Steuerbescheide stehen außerdem hinsichtlich des Kinderfreibetrags unter einem Vorläufigkeitsvermerk. Hier ist zweifelhaft, ob dieser auch für das Jahr 2014 gilt, da insoweit derzeit (noch) kein Verfahren hinsichtlich des Kinderfreibetrags beim Europäischen Gerichtshof, beim Bundesverfassungsgericht oder beim Bundesfinanzhof anhängig ist. Zur Höhe des Kinderfreibetrags 2014 ist außerdem derzeit noch ein Verfahren beim Finanzgericht München anhängig, dass als Musterverfahren vom Bund der Steuerzahler unterstützt wird (8 K 2426/15).

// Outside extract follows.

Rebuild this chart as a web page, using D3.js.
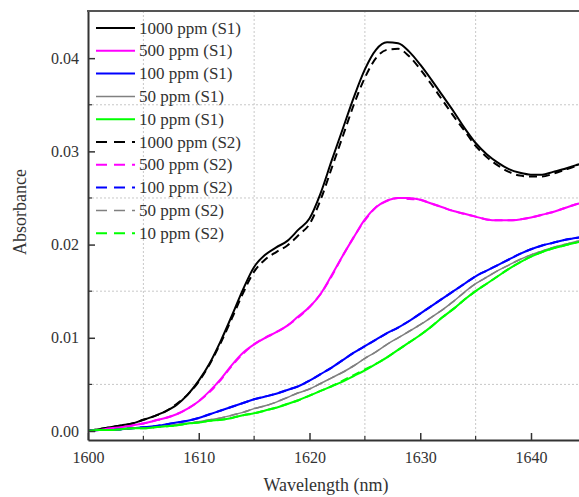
<!DOCTYPE html>
<html>
<head>
<meta charset="utf-8">
<script src="https://cdn.jsdelivr.net/npm/d3@7"></script>
<style>
  body { margin: 0; background: #fff; }
  svg { display: block; }
  text { font-family: "Liberation Serif", "Times New Roman", serif; fill: #333; }
</style>
</head>
<body>
<div id="chart"></div>
<script>
// wavelength samples, nm
const wavelengths = d3.range(1600, 1646, 1);

// absorbance, set S1 (solid)
const s1_1000 = [0.0000,0.0002,0.0004,0.0006,0.0008,0.0012,0.0016,0.0021,0.0028,0.0039,
  0.0054,0.0073,0.0097,0.0124,0.0152,0.0176,0.0189,0.0197,0.0204,0.0216,
  0.0228,0.0255,0.0290,0.0324,0.0358,0.0388,0.0409,0.0417,0.0416,0.0407,
  0.0393,0.0377,0.0360,0.0343,0.0325,0.0309,0.0297,0.0288,0.0281,0.0277,
  0.0275,0.0275,0.0278,0.0281,0.0285,0.0288];
const s1_500 = [0.0000,0.0001,0.0003,0.0004,0.0006,0.0008,0.0011,0.0014,0.0018,0.0024,
  0.0032,0.0043,0.0056,0.0071,0.0084,0.0093,0.0100,0.0106,0.0113,0.0123,
  0.0133,0.0147,0.0167,0.0188,0.0208,0.0227,0.0240,0.0247,0.0250,0.0250,
  0.0248,0.0244,0.0240,0.0236,0.0233,0.0230,0.0227,0.0226,0.0226,0.0227,
  0.0229,0.0232,0.0235,0.0239,0.0243,0.0246];
const s1_100 = [0.0000,0.0001,0.0001,0.0002,0.0003,0.0004,0.0005,0.0007,0.0009,0.0011,
  0.0014,0.0018,0.0022,0.0026,0.0030,0.0034,0.0037,0.0040,0.0044,0.0048,
  0.0054,0.0061,0.0068,0.0076,0.0084,0.0091,0.0098,0.0105,0.0111,0.0118,
  0.0126,0.0134,0.0142,0.0150,0.0158,0.0166,0.0172,0.0178,0.0184,0.0190,
  0.0195,0.0199,0.0202,0.0205,0.0207,0.0209];
const s1_50 = [0.0000,0.0001,0.0001,0.0002,0.0003,0.0003,0.0004,0.0005,0.0007,0.0008,
  0.0010,0.0012,0.0014,0.0017,0.0020,0.0024,0.0027,0.0031,0.0036,0.0041,
  0.0045,0.0051,0.0057,0.0063,0.0070,0.0078,0.0085,0.0093,0.0100,0.0107,
  0.0114,0.0122,0.0130,0.0139,0.0149,0.0158,0.0165,0.0172,0.0178,0.0184,
  0.0189,0.0193,0.0197,0.0200,0.0203,0.0205];
const s1_10 = [0.0000,0.0001,0.0001,0.0002,0.0003,0.0003,0.0004,0.0005,0.0006,0.0008,
  0.0009,0.0011,0.0012,0.0014,0.0017,0.0019,0.0022,0.0025,0.0029,0.0033,
  0.0038,0.0043,0.0048,0.0053,0.0059,0.0065,0.0072,0.0079,0.0087,0.0095,
  0.0103,0.0112,0.0122,0.0131,0.0141,0.0150,0.0158,0.0166,0.0174,0.0181,
  0.0187,0.0192,0.0196,0.0199,0.0202,0.0204];

// absorbance, set S2 (dashed)
const s2_1000 = [0.0000,0.0002,0.0004,0.0006,0.0008,0.0012,0.0016,0.0021,0.0029,0.0039,
  0.0053,0.0072,0.0095,0.0121,0.0148,0.0171,0.0184,0.0192,0.0199,0.0210,
  0.0222,0.0248,0.0282,0.0316,0.0350,0.0379,0.0400,0.0409,0.0410,0.0402,
  0.0388,0.0372,0.0355,0.0338,0.0322,0.0306,0.0294,0.0285,0.0278,0.0274,
  0.0273,0.0273,0.0276,0.0280,0.0284,0.0287];
const s2_500 = [0.0000,0.0001,0.0003,0.0004,0.0006,0.0008,0.0011,0.0014,0.0018,0.0024,
  0.0032,0.0042,0.0055,0.0070,0.0083,0.0093,0.0100,0.0106,0.0113,0.0122,
  0.0133,0.0147,0.0166,0.0188,0.0208,0.0226,0.0240,0.0247,0.0250,0.0249,
  0.0248,0.0244,0.0240,0.0236,0.0233,0.0230,0.0227,0.0226,0.0226,0.0227,
  0.0229,0.0232,0.0235,0.0239,0.0243,0.0246];
const s2_100 = [0.0000,0.0001,0.0001,0.0002,0.0003,0.0004,0.0005,0.0007,0.0009,0.0011,
  0.0014,0.0018,0.0022,0.0026,0.0030,0.0034,0.0037,0.0040,0.0044,0.0048,
  0.0054,0.0061,0.0068,0.0076,0.0084,0.0091,0.0098,0.0105,0.0111,0.0118,
  0.0126,0.0134,0.0142,0.0150,0.0158,0.0166,0.0172,0.0178,0.0184,0.0190,
  0.0195,0.0199,0.0202,0.0205,0.0207,0.0209];
const s2_50 = [0.0000,0.0001,0.0001,0.0002,0.0003,0.0003,0.0004,0.0005,0.0007,0.0008,
  0.0010,0.0012,0.0014,0.0017,0.0020,0.0024,0.0027,0.0031,0.0036,0.0041,
  0.0045,0.0051,0.0057,0.0063,0.0070,0.0078,0.0085,0.0093,0.0100,0.0107,
  0.0114,0.0122,0.0130,0.0139,0.0149,0.0158,0.0165,0.0172,0.0178,0.0184,
  0.0189,0.0193,0.0197,0.0200,0.0203,0.0205];
const s2_10 = [0.0000,0.0001,0.0001,0.0002,0.0003,0.0003,0.0004,0.0005,0.0006,0.0008,
  0.0009,0.0011,0.0012,0.0014,0.0017,0.0019,0.0022,0.0025,0.0029,0.0033,
  0.0038,0.0043,0.0048,0.0054,0.0060,0.0066,0.0072,0.0079,0.0087,0.0095,
  0.0103,0.0112,0.0122,0.0131,0.0141,0.0150,0.0158,0.0166,0.0174,0.0181,
  0.0187,0.0192,0.0196,0.0199,0.0202,0.0204];

const seriesNames = ["1000 ppm (S1)", "500 ppm (S1)", "100 ppm (S1)", "50 ppm (S1)", "10 ppm (S1)",
  "1000 ppm (S2)", "500 ppm (S2)", "100 ppm (S2)", "50 ppm (S2)", "10 ppm (S2)"];
const seriesValues = [s1_1000, s1_500, s1_100, s1_50, s1_10, s2_1000, s2_500, s2_100, s2_50, s2_10];
const seriesColors = ["#000000", "#ff00ff", "#0000ff", "#808080", "#00ff00"];

const xTicks = [1600, 1610, 1620, 1630, 1640];
const xMinor = [1605, 1615, 1625, 1635, 1645];
const yTicks = [0, 0.01, 0.02, 0.03, 0.04];
const yMinor = [0.005, 0.015, 0.025, 0.035];

const width = 579, height = 497;
const plotLeft = 88, plotTop = 11, plotBottom = 440;

const x = d3.scaleLinear().domain([1600, 1650]).range([plotLeft, plotLeft + 553.75]);
const y = d3.scaleLinear().domain([-0.000966, 0.04506]).range([plotBottom, plotTop]);

const svg = d3.select("#chart").append("svg")
    .attr("width", width)
    .attr("height", height);

svg.append("defs").append("clipPath").attr("id", "plot")
  .append("rect")
    .attr("x", plotLeft).attr("y", plotTop)
    .attr("width", x.range()[1] - plotLeft).attr("height", plotBottom - plotTop);

// dotted grid sits on the minor positions only
const grid = svg.append("g").attr("class", "grid");
grid.selectAll(".gx")
    .data(xMinor)
  .enter().append("line")
    .attr("x1", d => x(d)).attr("x2", d => x(d))
    .attr("y1", plotTop).attr("y2", plotBottom)
    .attr("stroke", "#c8c8c8").attr("stroke-dasharray", "2,2");
grid.selectAll(".gy")
    .data(yMinor)
  .enter().append("line")
    .attr("x1", plotLeft).attr("x2", x.range()[1])
    .attr("y1", d => y(d)).attr("y2", d => y(d))
    .attr("stroke", "#c8c8c8").attr("stroke-dasharray", "2,2");

// curves
const line = d3.line()
    .x(d => x(d[0]))
    .y(d => y(d[1]))
    .curve(d3.curveMonotoneX);

const plot = svg.append("g").attr("clip-path", "url(#plot)");
// draw S2 first so solid S1 lies on top, dashed peeks out where they part
const order = [5, 6, 7, 8, 9, 0, 1, 2, 3, 4];
plot.selectAll(".curve")
    .data(order)
  .enter().append("path")
    .attr("class", "curve")
    .attr("fill", "none")
    .attr("stroke", i => seriesColors[i % 5])
    .attr("stroke-width", i => (i % 5 === 3 ? 1.5 : 2))
    .attr("stroke-dasharray", i => (i >= 5 ? "8,5" : null))
    .attr("d", i => line(wavelengths.map((w, k) => [w, seriesValues[i][k]])));

// axes, ticks inward
const xAxis = d3.axisBottom(x).tickValues(xTicks).tickSizeInner(-7).tickSizeOuter(0).tickPadding(12)
    .tickFormat(d3.format("d"));
const yAxis = d3.axisLeft(y).tickValues(yTicks).tickSizeInner(-7).tickSizeOuter(0).tickPadding(9)
    .tickFormat(d3.format(".2f"));

const gx = svg.append("g").attr("transform", `translate(0,${plotBottom})`).call(xAxis);
const gy = svg.append("g").attr("transform", `translate(${plotLeft},0)`).call(yAxis);

[gx, gy].forEach(g => {
  g.select(".domain").attr("stroke", "#333").attr("stroke-width", 2);
  g.selectAll(".tick line").attr("stroke", "#333").attr("stroke-width", 1.5);
  g.selectAll(".tick text").attr("font-size", 16).attr("fill", "#333");
});

// minor ticks
gx.selectAll(".minor")
    .data(xMinor)
  .enter().append("line")
    .attr("x1", d => x(d)).attr("x2", d => x(d))
    .attr("y1", 0).attr("y2", -4)
    .attr("stroke", "#333").attr("stroke-width", 1.2);
gy.selectAll(".minor")
    .data(yMinor)
  .enter().append("line")
    .attr("x1", 0).attr("x2", 4)
    .attr("y1", d => y(d)).attr("y2", d => y(d))
    .attr("stroke", "#333").attr("stroke-width", 1.2);

// top frame
svg.append("line")
    .attr("x1", plotLeft - 1).attr("x2", x.range()[1])
    .attr("y1", plotTop).attr("y2", plotTop)
    .attr("stroke", "#555").attr("stroke-width", 2);

// axis titles
svg.append("text")
    .attr("x", 326).attr("y", 491)
    .attr("text-anchor", "middle")
    .attr("font-size", 18)
    .text("Wavelength (nm)");

svg.append("text")
    .attr("transform", "translate(26,212) rotate(-90)")
    .attr("text-anchor", "middle")
    .attr("font-size", 18)
    .text("Absorbance");

// legend
const legend = svg.append("g").attr("class", "legend");
const row = legend.selectAll(".row")
    .data(seriesNames)
  .enter().append("g")
    .attr("transform", (d, i) => `translate(0,${28 + i * 22.8})`);

row.append("line")
    .attr("x1", 96).attr("x2", 135)
    .attr("stroke", (d, i) => seriesColors[i % 5])
    .attr("stroke-width", (d, i) => (i % 5 === 3 ? 1.5 : 2))
    .attr("stroke-dasharray", (d, i) => (i >= 5 ? "11,7" : null));

row.append("text")
    .attr("x", 139).attr("y", 5.5)
    .attr("font-size", 17)
    .text(d => d);
</script>
</body>
</html>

Generelle Verfassungswidrigkeit der Kinderfreibeträge der Höhe nach

Das Finanzgericht geht jedoch noch weiter: es betrachtet die Höhe des Kinderfreibetrags generell als zu niedrig. Seiner Ansicht nach beruht dies darauf, dass der Gesetzgeber im Rahmen der Berechnung einen Durchschnittswert gebildet hat, der mit Blick auf die einzelnen Lebensalter eines Kindes dann zu unrealistischen Werten führt. Durch den Durchschnittswert wird dann, je nach Lebensalter des Kindes, das sächliche Existenzminimum unterschritten. So wird im Rahmen des Kinderfreibetrags 2014 für ein sechsjähriges Kind lediglich ein durchschnittliches Existenzminimum von 258 € pro Monat berücksichtigt.

Der entsprechende Regelsatz 2014 im Rahmen der Sozialleistungen liegt jedoch monatlich bei 261 €. Darüber hinaus wird das Existenzminimum für ein volljähriges Kind nicht gesondert ermittelt, sondern es wird der Satz für minderjährige Kinder angewendet. Dies ist aus Sicht des Finanzgerichts weder sachgerecht noch folgerichtig und auch nicht mehr vom Gestaltungsspielraum des Gesetzgebers gedeckt. Bei einem volljährigen Kind, für welches kein Anrecht auf Kindergeld oder Kinderfreibeträge besteht, richtet sich die Berücksichtigung des Existenzminimums nach dem Grundfreibetrag des § 32a Abs. 1 EStG – und liegt somit dann höher.

Praxishinweis

Das FG Niedersachsen hat seine Zweifel an der Verfassungsmäßigkeit des Kinderfreibetrags umfassend dargestellt. Verfahrensrechtlich befindet sich der Fall noch im Einspruchsverfahren, das Finanzgericht hat aber eine Beschwerde gegen die Aussetzung der Vollziehung beim Bundesfinanzhof zugelassen. Möglicherweise ist jedoch mit einer Vorlage an das Bundesverfassungsgericht zu rechnen. Derzeit könnte ein Ruhen des Einspruchsverfahrens nach § 363 Abs. 2 Satz 1 AO beantragt werden – nach dem aktuellen Verfahrensstand würde es sich hierbei jedoch um eine Ermessensentscheidung des Finanzamts handeln. Lediglich wenn das Verfahren beim Bundesfinanzhof oder dem Bundesverfassungsgericht anhängig werden sollte, kann verbindlich ein Ruhen des Einspruchsverfahrens beantragt werden.